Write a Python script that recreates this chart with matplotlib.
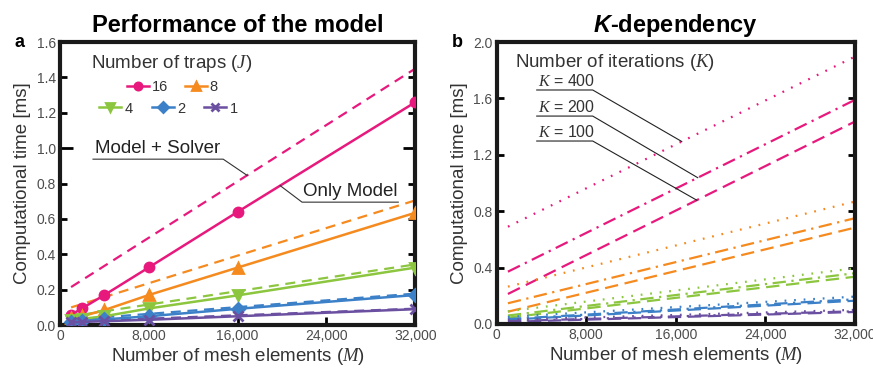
import numpy as np
import matplotlib
matplotlib.use("Agg")
import matplotlib.pyplot as plt

plt.rcParams['font.family'] = ['Liberation Sans', 'DejaVu Sans']
plt.rcParams['mathtext.fontset'] = 'custom'
plt.rcParams['mathtext.it'] = 'Liberation Serif:italic'
plt.rcParams['mathtext.rm'] = 'Liberation Sans'
plt.rcParams['mathtext.bfit'] = 'Liberation Sans:italic:bold'

# data
mesh = [1000, 2000, 4000, 8000, 16000, 32000]
mesh_ends = [1000, 32000]
traps = [16, 8, 4, 2, 1]
colors = ['#e8197d', '#f58a1f', '#8cc63f', '#3c80c8', '#6b4fa0']
markers = ['o', '^', 'v', 'D', 'x']

# only model (measured at each mesh size)
only_16 = [0.058, 0.095, 0.17, 0.326, 0.64, 1.26]
only_8 = [0.038, 0.05, 0.085, 0.17, 0.325, 0.635]
only_4 = [0.028, 0.035, 0.05, 0.094, 0.168, 0.325]
only_2 = [0.02, 0.024, 0.032, 0.05, 0.092, 0.17]
only_1 = [0.015, 0.018, 0.022, 0.03, 0.05, 0.09]
only_model = [only_16, only_8, only_4, only_2, only_1]

# model + solver (fitted lines)
solver_16 = [0.215, 1.45]
solver_8 = [0.1, 0.705]
solver_4 = [0.05, 0.343]
solver_2 = [0.03, 0.178]
solver_1 = [0.02, 0.093]
solver = [solver_16, solver_8, solver_4, solver_2, solver_1]

# K-dependency (fitted lines), rows = traps
k400 = [[0.69, 1.896], [0.265, 0.868], [0.09, 0.395], [0.05, 0.194], [0.03, 0.1]]
k200 = [[0.371, 1.589], [0.147, 0.75], [0.06, 0.36], [0.035, 0.175], [0.02, 0.09]]
k100 = [[0.213, 1.435], [0.087, 0.683], [0.045, 0.335], [0.03, 0.165], [0.015, 0.085]]

fig = plt.figure(figsize=(8.73, 3.69), dpi=100)
ax1 = fig.add_axes([0.0687, 0.119, 0.407, 0.767])
ax2 = fig.add_axes([0.569, 0.122, 0.410, 0.764])

tick_col = '#4d4d4d'
lab_col = '#333333'

def style_axes(ax, ymax, ystep):
    for s in ax.spines.values():
        s.set_linewidth(3)
        s.set_color('#1a1a1a')
    ax.set_xlim(0, 32000)
    ax.set_ylim(0, ymax)
    ax.set_xticks([0, 8000, 16000, 24000, 32000])
    ax.set_xticklabels(['0', '8,000', '16,000', '24,000', '32,000'])
    ax.set_yticks(np.arange(0, ymax + 0.001, ystep))
    ax.set_yticklabels(['%.1f' % v for v in np.arange(0, ymax + 0.001, ystep)])
    ax.tick_params(axis='y', direction='in', left=True, right=True, length=5, width=2,
                   labelsize=10, labelcolor=tick_col, pad=3)
    ax.tick_params(axis='x', direction='in', length=6, width=2, labelsize=10,
                   labelcolor=tick_col, pad=3)
    ax.set_xlabel('Number of mesh elements ($M$)', fontsize=13.5, color=lab_col, labelpad=2)
    ax.set_ylabel('Computational time [ms]', fontsize=13.5, color=lab_col, labelpad=4)

# panel a
handles = []
for i in range(len(traps)):
    ax1.plot(mesh_ends, solver[i], color=colors[i], lw=1.6, dashes=(4.5, 3), zorder=2)
    h, = ax1.plot(mesh, only_model[i], color=colors[i], lw=1.8, marker=markers[i],
                  ms=6.5, mew=2, zorder=3)
    handles.append(h)

style_axes(ax1, 1.6, 0.2)
ax1.set_title('Performance of the model', fontsize=17, fontweight='bold', pad=7)
for t in ax1.yaxis.get_major_ticks():
    if abs(t.get_loc() - 1.0) < 1e-6:
        t.tick1line.set_markersize(9)
        t.tick2line.set_markersize(9)

ax1.text(0.087, 0.926, 'Number of traps ($J$)', transform=ax1.transAxes,
         fontsize=13.5, color=lab_col, va='center')
leg1 = ax1.legend(handles[:2], ['16', '8'], ncol=2, loc='center left',
                  bbox_to_anchor=(0.19, 0.84), frameon=False, borderpad=0,
                  borderaxespad=0, handlelength=1.5, handletextpad=0.15,
                  columnspacing=1.2, fontsize=10.5, markerscale=0.8, labelcolor=lab_col)
ax1.add_artist(leg1)
ax1.legend(handles[2:], ['4', '2', '1'], ncol=3, loc='center left',
           bbox_to_anchor=(0.11, 0.765), frameon=False, borderpad=0,
           borderaxespad=0, handlelength=1.5, handletextpad=0.25,
           columnspacing=1.3, fontsize=10.5, markerscale=0.8, labelcolor=lab_col)

# callouts panel a
tx = 16850
ty = np.interp(tx, mesh_ends, solver_16)
ax1.plot([2975, 14700, tx], [0.938, 0.938, ty], color='#333333', lw=0.8, zorder=4)
ax1.text(3150, 0.95, 'Model + Solver', fontsize=13.5, color='#222222', va='bottom')
tx = 19830
ty = np.interp(tx, mesh, only_16)
ax1.plot([tx, 21800, 30470], [ty, 0.695, 0.695], color='#333333', lw=0.8, zorder=4)
ax1.text(21850, 0.705, 'Only Model', fontsize=13.5, color='#222222', va='bottom')

ax1.text(-0.115, 1.0, 'a', transform=ax1.transAxes, fontsize=13, fontweight='bold',
         va='center', ha='center')

# panel b
for i in range(len(traps)):
    ax2.plot(mesh_ends, k400[i], color=colors[i], lw=1.6, dashes=(0.8, 3.5))
    ax2.plot(mesh_ends, k200[i], color=colors[i], lw=1.6, dashes=(6, 2.5, 1, 2.5))
    ax2.plot(mesh_ends, k100[i], color=colors[i], lw=1.6, dashes=(6, 3))

style_axes(ax2, 2.0, 0.4)
ax2.set_title('$\\mathbfit{K}$-dependency', fontsize=17, fontweight='bold', pad=7)
ax2.text(1600, 1.855, 'Number of iterations ($K$)', fontsize=13.5, color=lab_col,
         va='center')

k_labels = ['$K$ = 400', '$K$ = 200', '$K$ = 100']
k_lines = [k400[0], k200[0], k100[0]]
k_y = [1.66, 1.475, 1.298]
k_tx = [16540, 17970, 17880]
for lab, line, yy, tx in zip(k_labels, k_lines, k_y, k_tx):
    ty = np.interp(tx, mesh_ends, line)
    ax2.plot([3575, 8580, tx], [yy, yy, ty], color='#222222', lw=0.8)
    ax2.text(3700, yy + 0.01, lab, fontsize=11.5, color=lab_col, va='bottom')

ax2.text(-0.11, 1.0, 'b', transform=ax2.transAxes, fontsize=13, fontweight='bold',
         va='center', ha='center')

fig.savefig('out.png', dpi=100)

§ **EXERCISE REQUIREMENTS**
Copy the material above in full and exactly, skipping pictures.

§ **ANSWER FOR THIS EXERCISE**
Write a Python script that recreates this chart with matplotlib.
import numpy as np
import matplotlib
matplotlib.use("Agg")
import matplotlib.pyplot as plt

plt.rcParams['font.family'] = ['Liberation Sans', 'DejaVu Sans']
plt.rcParams['mathtext.fontset'] = 'custom'
plt.rcParams['mathtext.it'] = 'Liberation Serif:italic'
plt.rcParams['mathtext.rm'] = 'Liberation Sans'
plt.rcParams['mathtext.bfit'] = 'Liberation Sans:italic:bold'

# data
mesh = [1000, 2000, 4000, 8000, 16000, 32000]
mesh_ends = [1000, 32000]
traps = [16, 8, 4, 2, 1]
colors = ['#e8197d', '#f58a1f', '#8cc63f', '#3c80c8', '#6b4fa0']
markers = ['o', '^', 'v', 'D', 'x']

# only model (measured at each mesh size)
only_16 = [0.058, 0.095, 0.17, 0.326, 0.64, 1.26]
only_8 = [0.038, 0.05, 0.085, 0.17, 0.325, 0.635]
only_4 = [0.028, 0.035, 0.05, 0.094, 0.168, 0.325]
only_2 = [0.02, 0.024, 0.032, 0.05, 0.092, 0.17]
only_1 = [0.015, 0.018, 0.022, 0.03, 0.05, 0.09]
only_model = [only_16, only_8, only_4, only_2, only_1]

# model + solver (fitted lines)
solver_16 = [0.215, 1.45]
solver_8 = [0.1, 0.705]
solver_4 = [0.05, 0.343]
solver_2 = [0.03, 0.178]
solver_1 = [0.02, 0.093]
solver = [solver_16, solver_8, solver_4, solver_2, solver_1]

# K-dependency (fitted lines), rows = traps
k400 = [[0.69, 1.896], [0.265, 0.868], [0.09, 0.395], [0.05, 0.194], [0.03, 0.1]]
k200 = [[0.371, 1.589], [0.147, 0.75], [0.06, 0.36], [0.035, 0.175], [0.02, 0.09]]
k100 = [[0.213, 1.435], [0.087, 0.683], [0.045, 0.335], [0.03, 0.165], [0.015, 0.085]]

fig = plt.figure(figsize=(8.73, 3.69), dpi=100)
ax1 = fig.add_axes([0.0687, 0.119, 0.407, 0.767])
ax2 = fig.add_axes([0.569, 0.122, 0.410, 0.764])

tick_col = '#4d4d4d'
lab_col = '#333333'

def style_axes(ax, ymax, ystep):
    for s in ax.spines.values():
        s.set_linewidth(3)
        s.set_color('#1a1a1a')
    ax.set_xlim(0, 32000)
    ax.set_ylim(0, ymax)
    ax.set_xticks([0, 8000, 16000, 24000, 32000])
    ax.set_xticklabels(['0', '8,000', '16,000', '24,000', '32,000'])
    ax.set_yticks(np.arange(0, ymax + 0.001, ystep))
    ax.set_yticklabels(['%.1f' % v for v in np.arange(0, ymax + 0.001, ystep)])
    ax.tick_params(axis='y', direction='in', left=True, right=True, length=5, width=2,
                   labelsize=10, labelcolor=tick_col, pad=3)
    ax.tick_params(axis='x', direction='in', length=6, width=2, labelsize=10,
                   labelcolor=tick_col, pad=3)
    ax.set_xlabel('Number of mesh elements ($M$)', fontsize=13.5, color=lab_col, labelpad=2)
    ax.set_ylabel('Computational time [ms]', fontsize=13.5, color=lab_col, labelpad=4)

# panel a
handles = []
for i in range(len(traps)):
    ax1.plot(mesh_ends, solver[i], color=colors[i], lw=1.6, dashes=(4.5, 3), zorder=2)
    h, = ax1.plot(mesh, only_model[i], color=colors[i], lw=1.8, marker=markers[i],
                  ms=6.5, mew=2, zorder=3)
    handles.append(h)

style_axes(ax1, 1.6, 0.2)
ax1.set_title('Performance of the model', fontsize=17, fontweight='bold', pad=7)
for t in ax1.yaxis.get_major_ticks():
    if abs(t.get_loc() - 1.0) < 1e-6:
        t.tick1line.set_markersize(9)
        t.tick2line.set_markersize(9)

ax1.text(0.087, 0.926, 'Number of traps ($J$)', transform=ax1.transAxes,
         fontsize=13.5, color=lab_col, va='center')
leg1 = ax1.legend(handles[:2], ['16', '8'], ncol=2, loc='center left',
                  bbox_to_anchor=(0.19, 0.84), frameon=False, borderpad=0,
                  borderaxespad=0, handlelength=1.5, handletextpad=0.15,
                  columnspacing=1.2, fontsize=10.5, markerscale=0.8, labelcolor=lab_col)
ax1.add_artist(leg1)
ax1.legend(handles[2:], ['4', '2', '1'], ncol=3, loc='center left',
           bbox_to_anchor=(0.11, 0.765), frameon=False, borderpad=0,
           borderaxespad=0, handlelength=1.5, handletextpad=0.25,
           columnspacing=1.3, fontsize=10.5, markerscale=0.8, labelcolor=lab_col)

# callouts panel a
tx = 16850
ty = np.interp(tx, mesh_ends, solver_16)
ax1.plot([2975, 14700, tx], [0.938, 0.938, ty], color='#333333', lw=0.8, zorder=4)
ax1.text(3150, 0.95, 'Model + Solver', fontsize=13.5, color='#222222', va='bottom')
tx = 19830
ty = np.interp(tx, mesh, only_16)
ax1.plot([tx, 21800, 30470], [ty, 0.695, 0.695], color='#333333', lw=0.8, zorder=4)
ax1.text(21850, 0.705, 'Only Model', fontsize=13.5, color='#222222', va='bottom')

ax1.text(-0.115, 1.0, 'a', transform=ax1.transAxes, fontsize=13, fontweight='bold',
         va='center', ha='center')

# panel b
for i in range(len(traps)):
    ax2.plot(mesh_ends, k400[i], color=colors[i], lw=1.6, dashes=(0.8, 3.5))
    ax2.plot(mesh_ends, k200[i], color=colors[i], lw=1.6, dashes=(6, 2.5, 1, 2.5))
    ax2.plot(mesh_ends, k100[i], color=colors[i], lw=1.6, dashes=(6, 3))

style_axes(ax2, 2.0, 0.4)
ax2.set_title('$\\mathbfit{K}$-dependency', fontsize=17, fontweight='bold', pad=7)
ax2.text(1600, 1.855, 'Number of iterations ($K$)', fontsize=13.5, color=lab_col,
         va='center')

k_labels = ['$K$ = 400', '$K$ = 200', '$K$ = 100']
k_lines = [k400[0], k200[0], k100[0]]
k_y = [1.66, 1.475, 1.298]
k_tx = [16540, 17970, 17880]
for lab, line, yy, tx in zip(k_labels, k_lines, k_y, k_tx):
    ty = np.interp(tx, mesh_ends, line)
    ax2.plot([3575, 8580, tx], [yy, yy, ty], color='#222222', lw=0.8)
    ax2.text(3700, yy + 0.01, lab, fontsize=11.5, color=lab_col, va='bottom')

ax2.text(-0.11, 1.0, 'b', transform=ax2.transAxes, fontsize=13, fontweight='bold',
         va='center', ha='center')

fig.savefig('out.png', dpi=100)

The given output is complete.